— start of RECORD EXTRACTS —

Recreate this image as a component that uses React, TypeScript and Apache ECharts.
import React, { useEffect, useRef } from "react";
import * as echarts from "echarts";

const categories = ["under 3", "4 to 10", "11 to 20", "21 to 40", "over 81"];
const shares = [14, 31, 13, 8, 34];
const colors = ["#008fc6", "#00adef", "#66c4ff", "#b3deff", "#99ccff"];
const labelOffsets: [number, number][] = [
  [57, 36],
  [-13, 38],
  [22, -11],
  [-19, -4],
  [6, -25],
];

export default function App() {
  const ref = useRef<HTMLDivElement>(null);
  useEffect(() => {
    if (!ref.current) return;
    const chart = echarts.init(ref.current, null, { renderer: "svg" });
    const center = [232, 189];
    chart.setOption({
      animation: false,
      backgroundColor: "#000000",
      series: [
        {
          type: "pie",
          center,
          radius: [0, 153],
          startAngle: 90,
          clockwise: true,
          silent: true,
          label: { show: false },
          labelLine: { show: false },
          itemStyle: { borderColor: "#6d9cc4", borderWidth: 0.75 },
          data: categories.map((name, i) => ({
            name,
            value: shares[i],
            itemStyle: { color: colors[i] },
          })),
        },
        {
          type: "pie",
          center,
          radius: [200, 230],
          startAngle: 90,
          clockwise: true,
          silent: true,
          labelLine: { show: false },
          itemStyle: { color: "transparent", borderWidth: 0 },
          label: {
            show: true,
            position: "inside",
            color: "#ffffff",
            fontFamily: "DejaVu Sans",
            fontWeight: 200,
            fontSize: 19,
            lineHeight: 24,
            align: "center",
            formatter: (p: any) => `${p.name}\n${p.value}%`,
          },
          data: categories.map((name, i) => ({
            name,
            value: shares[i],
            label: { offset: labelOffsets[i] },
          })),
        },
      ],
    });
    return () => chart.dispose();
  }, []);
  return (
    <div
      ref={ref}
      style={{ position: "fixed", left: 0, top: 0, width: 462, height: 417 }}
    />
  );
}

— end of RECORD EXTRACTS —
— start of RECORD EXTRACTS —

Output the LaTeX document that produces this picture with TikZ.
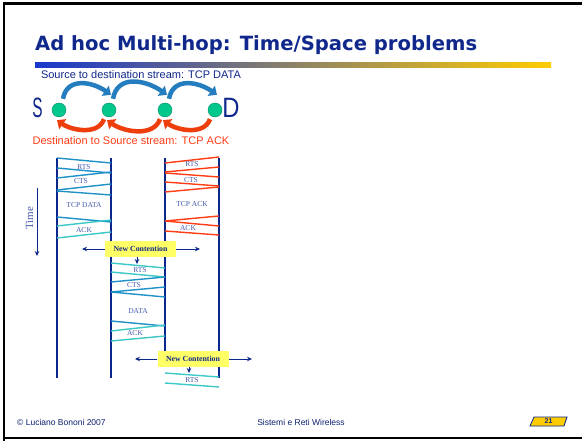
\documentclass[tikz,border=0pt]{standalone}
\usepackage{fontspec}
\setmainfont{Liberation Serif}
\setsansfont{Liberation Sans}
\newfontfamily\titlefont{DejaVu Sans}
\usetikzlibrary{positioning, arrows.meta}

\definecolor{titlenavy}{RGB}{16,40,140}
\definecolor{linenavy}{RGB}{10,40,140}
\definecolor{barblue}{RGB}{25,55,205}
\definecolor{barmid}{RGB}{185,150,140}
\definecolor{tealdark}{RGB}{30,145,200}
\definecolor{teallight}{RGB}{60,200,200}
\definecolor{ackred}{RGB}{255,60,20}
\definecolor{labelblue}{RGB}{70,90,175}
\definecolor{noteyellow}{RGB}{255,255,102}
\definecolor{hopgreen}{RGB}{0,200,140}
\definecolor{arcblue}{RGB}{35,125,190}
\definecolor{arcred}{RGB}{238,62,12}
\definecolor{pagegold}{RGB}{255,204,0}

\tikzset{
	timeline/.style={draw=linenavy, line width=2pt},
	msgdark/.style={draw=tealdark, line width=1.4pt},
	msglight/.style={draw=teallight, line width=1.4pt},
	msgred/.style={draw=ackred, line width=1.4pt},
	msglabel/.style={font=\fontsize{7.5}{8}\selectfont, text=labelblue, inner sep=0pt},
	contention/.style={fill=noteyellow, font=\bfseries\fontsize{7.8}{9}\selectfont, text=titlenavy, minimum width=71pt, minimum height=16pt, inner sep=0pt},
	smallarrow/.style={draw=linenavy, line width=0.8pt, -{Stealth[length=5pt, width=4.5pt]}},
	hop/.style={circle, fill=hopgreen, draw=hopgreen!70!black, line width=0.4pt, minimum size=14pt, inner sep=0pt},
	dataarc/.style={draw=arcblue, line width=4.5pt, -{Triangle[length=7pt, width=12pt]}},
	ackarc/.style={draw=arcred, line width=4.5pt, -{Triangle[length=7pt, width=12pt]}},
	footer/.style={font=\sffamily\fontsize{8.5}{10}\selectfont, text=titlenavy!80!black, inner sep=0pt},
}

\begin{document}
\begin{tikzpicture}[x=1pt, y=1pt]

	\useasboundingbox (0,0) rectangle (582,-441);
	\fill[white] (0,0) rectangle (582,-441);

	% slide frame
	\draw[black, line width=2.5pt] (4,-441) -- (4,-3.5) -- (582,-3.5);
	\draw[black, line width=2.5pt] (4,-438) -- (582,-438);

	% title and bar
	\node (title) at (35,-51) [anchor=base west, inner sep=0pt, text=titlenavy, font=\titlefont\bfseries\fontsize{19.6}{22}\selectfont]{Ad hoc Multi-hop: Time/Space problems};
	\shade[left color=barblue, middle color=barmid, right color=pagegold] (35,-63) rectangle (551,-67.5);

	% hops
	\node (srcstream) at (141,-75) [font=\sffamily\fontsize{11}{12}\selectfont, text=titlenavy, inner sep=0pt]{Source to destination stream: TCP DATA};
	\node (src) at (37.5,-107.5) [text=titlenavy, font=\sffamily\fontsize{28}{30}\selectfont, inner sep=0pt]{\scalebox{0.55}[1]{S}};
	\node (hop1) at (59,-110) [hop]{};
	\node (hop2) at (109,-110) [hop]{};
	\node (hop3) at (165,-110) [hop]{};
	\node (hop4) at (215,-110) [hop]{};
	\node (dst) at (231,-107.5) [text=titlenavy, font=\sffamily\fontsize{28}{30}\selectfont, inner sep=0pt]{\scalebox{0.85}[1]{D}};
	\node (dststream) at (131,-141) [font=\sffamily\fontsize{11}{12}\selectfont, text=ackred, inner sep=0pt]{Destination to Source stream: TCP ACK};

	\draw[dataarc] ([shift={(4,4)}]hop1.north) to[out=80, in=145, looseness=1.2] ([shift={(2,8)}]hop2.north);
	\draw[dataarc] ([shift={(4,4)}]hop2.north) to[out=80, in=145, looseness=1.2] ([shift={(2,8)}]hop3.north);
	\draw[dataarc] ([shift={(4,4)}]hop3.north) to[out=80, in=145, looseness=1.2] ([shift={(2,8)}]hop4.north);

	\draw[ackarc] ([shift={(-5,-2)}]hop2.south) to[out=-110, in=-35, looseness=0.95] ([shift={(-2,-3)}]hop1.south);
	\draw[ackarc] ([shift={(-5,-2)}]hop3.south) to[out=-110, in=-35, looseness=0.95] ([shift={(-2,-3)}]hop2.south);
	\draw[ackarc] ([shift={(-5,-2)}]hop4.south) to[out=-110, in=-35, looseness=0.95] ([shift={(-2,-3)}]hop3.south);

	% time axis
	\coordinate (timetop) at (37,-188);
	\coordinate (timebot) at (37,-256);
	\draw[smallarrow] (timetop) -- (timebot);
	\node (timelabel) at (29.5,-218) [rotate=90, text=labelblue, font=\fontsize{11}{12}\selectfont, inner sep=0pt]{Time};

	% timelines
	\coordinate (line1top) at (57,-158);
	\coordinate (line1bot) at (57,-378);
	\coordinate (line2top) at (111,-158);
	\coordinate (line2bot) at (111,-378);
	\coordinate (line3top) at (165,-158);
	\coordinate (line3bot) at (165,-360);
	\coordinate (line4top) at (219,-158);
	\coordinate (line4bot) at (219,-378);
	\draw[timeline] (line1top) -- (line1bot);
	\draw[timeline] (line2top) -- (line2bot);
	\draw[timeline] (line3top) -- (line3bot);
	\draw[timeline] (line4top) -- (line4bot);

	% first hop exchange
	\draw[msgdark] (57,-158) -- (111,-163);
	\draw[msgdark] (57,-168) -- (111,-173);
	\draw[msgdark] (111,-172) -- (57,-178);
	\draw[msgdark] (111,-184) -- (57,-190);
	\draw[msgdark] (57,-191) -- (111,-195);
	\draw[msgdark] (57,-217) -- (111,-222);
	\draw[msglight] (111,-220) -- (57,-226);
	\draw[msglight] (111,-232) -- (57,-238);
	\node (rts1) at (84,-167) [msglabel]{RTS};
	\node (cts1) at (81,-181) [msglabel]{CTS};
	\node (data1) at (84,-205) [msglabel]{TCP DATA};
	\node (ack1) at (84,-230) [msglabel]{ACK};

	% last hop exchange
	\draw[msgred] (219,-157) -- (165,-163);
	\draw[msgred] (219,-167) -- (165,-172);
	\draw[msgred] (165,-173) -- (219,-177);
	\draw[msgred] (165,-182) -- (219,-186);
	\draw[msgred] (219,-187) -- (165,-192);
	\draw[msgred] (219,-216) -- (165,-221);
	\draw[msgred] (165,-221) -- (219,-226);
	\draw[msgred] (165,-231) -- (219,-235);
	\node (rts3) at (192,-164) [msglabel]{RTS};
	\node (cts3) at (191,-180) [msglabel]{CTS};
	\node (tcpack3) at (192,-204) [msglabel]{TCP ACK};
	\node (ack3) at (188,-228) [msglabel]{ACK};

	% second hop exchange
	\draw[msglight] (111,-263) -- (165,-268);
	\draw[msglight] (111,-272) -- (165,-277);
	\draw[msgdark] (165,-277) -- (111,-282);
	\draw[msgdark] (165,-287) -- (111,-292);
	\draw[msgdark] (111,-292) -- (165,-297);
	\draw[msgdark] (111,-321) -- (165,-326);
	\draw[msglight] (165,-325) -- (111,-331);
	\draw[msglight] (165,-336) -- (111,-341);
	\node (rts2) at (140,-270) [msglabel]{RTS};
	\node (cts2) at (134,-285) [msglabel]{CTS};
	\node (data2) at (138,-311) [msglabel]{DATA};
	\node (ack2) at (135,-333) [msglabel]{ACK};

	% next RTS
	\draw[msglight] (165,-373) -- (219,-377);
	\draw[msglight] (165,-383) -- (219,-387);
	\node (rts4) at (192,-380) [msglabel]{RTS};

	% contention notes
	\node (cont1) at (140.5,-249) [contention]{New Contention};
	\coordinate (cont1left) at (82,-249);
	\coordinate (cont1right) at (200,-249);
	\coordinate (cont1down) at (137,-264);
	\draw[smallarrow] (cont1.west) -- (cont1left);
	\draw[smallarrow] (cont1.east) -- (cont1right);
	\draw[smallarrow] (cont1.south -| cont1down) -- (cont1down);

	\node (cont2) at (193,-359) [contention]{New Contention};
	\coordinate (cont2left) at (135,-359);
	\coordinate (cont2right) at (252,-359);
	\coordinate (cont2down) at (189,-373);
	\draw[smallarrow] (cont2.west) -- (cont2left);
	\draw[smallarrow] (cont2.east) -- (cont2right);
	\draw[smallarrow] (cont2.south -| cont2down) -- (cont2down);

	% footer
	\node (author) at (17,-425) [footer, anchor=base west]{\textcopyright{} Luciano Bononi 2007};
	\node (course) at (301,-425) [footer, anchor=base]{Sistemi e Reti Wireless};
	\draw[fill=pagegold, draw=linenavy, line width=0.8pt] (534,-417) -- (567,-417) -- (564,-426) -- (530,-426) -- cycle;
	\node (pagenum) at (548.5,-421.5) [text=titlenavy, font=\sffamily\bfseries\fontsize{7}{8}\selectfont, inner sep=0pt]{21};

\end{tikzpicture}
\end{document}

— end of RECORD EXTRACTS —

> [EXERCISE]: List the lines of the entries that include "React".

> [TASK RESPONSE]:
Recreate this image as a component that uses React, TypeScript and Apache ECharts.
import React, { useEffect, useRef } from "react";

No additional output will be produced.